Take each line containing "matplotlib" and report it exactly as written.

__Stored data__:
☆ ☆ ☆
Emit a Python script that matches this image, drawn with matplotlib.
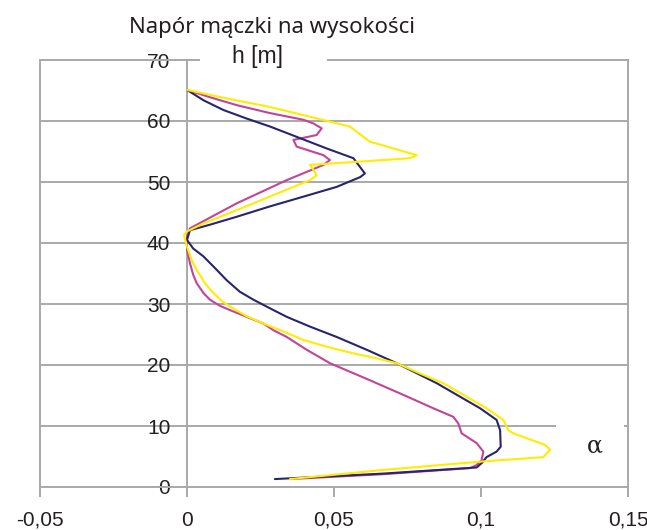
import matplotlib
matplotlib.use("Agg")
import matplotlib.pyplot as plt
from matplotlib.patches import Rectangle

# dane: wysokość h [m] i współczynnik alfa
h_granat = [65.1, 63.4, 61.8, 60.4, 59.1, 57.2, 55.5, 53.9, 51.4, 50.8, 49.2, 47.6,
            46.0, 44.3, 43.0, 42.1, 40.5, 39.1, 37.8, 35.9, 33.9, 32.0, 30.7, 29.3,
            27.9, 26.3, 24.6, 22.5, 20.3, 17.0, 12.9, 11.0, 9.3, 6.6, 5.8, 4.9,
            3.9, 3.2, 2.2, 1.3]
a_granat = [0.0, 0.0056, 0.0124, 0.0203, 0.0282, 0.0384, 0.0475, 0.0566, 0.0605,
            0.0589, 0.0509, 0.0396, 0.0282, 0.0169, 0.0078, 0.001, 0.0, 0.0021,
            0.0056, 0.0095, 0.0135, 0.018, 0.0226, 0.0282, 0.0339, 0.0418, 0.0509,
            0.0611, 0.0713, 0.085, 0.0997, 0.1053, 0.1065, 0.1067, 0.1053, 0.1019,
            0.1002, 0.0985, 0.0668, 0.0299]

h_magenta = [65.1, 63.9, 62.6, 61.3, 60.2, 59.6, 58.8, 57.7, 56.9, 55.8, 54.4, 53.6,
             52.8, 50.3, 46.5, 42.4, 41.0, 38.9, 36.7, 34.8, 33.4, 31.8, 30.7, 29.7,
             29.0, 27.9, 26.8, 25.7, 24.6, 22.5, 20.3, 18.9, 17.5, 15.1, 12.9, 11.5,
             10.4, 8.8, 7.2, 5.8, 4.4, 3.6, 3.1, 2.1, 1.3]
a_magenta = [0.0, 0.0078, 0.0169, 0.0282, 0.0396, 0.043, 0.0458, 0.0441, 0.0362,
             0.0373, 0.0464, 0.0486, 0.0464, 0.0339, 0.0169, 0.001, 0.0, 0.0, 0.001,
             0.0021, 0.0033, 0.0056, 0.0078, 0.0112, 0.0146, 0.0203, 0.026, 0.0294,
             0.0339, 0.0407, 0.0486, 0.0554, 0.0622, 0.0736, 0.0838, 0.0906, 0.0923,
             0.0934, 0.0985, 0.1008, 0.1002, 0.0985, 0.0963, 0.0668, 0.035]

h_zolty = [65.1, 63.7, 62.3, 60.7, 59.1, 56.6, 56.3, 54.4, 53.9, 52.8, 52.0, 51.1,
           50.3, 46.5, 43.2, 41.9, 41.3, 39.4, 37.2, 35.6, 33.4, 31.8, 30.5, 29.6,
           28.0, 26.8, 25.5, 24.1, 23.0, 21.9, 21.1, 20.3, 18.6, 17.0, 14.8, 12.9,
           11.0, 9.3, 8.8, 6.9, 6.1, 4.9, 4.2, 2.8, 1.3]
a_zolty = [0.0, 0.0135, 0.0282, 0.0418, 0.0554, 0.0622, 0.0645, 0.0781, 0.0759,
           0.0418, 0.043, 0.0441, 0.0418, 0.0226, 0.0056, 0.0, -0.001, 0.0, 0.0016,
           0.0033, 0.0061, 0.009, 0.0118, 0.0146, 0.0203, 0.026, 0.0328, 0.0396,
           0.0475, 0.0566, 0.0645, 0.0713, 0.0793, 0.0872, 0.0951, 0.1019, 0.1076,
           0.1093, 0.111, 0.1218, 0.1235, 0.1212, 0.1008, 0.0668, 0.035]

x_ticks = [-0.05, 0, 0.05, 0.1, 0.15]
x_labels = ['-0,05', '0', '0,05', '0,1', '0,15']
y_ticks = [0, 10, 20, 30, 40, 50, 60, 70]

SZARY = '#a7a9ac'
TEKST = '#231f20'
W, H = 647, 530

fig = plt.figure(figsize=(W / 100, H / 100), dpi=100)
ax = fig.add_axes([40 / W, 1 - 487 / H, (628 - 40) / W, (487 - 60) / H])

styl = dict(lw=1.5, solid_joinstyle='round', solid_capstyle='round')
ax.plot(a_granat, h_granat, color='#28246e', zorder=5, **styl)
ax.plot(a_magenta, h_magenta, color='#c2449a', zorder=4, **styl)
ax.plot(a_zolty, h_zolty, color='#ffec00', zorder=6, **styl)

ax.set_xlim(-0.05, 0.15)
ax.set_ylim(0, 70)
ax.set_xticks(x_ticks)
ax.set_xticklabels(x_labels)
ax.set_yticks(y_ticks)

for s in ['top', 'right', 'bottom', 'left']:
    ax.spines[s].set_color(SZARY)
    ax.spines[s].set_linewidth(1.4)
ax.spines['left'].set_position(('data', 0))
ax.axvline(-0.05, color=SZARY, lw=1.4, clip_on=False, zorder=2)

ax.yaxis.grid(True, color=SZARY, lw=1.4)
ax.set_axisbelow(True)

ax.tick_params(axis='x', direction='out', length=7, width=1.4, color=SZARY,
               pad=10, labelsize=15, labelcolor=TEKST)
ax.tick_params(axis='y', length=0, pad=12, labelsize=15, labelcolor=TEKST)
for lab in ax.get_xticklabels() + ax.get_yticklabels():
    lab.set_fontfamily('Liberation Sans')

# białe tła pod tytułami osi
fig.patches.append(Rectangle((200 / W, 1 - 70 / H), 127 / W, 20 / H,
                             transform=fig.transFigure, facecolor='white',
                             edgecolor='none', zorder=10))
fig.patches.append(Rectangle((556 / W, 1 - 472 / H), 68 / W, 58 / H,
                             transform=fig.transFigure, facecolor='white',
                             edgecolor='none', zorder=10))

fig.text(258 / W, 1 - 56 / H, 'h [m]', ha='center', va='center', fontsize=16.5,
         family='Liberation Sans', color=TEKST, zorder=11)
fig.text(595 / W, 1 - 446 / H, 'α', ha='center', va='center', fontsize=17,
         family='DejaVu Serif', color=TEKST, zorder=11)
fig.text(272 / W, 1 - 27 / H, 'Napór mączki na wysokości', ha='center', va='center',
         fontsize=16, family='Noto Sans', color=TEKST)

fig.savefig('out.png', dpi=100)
☆ ☆ ☆
__Response to this task__:
Emit a Python script that matches this image, drawn with matplotlib.
import matplotlib
matplotlib.use("Agg")
import matplotlib.pyplot as plt
from matplotlib.patches import Rectangle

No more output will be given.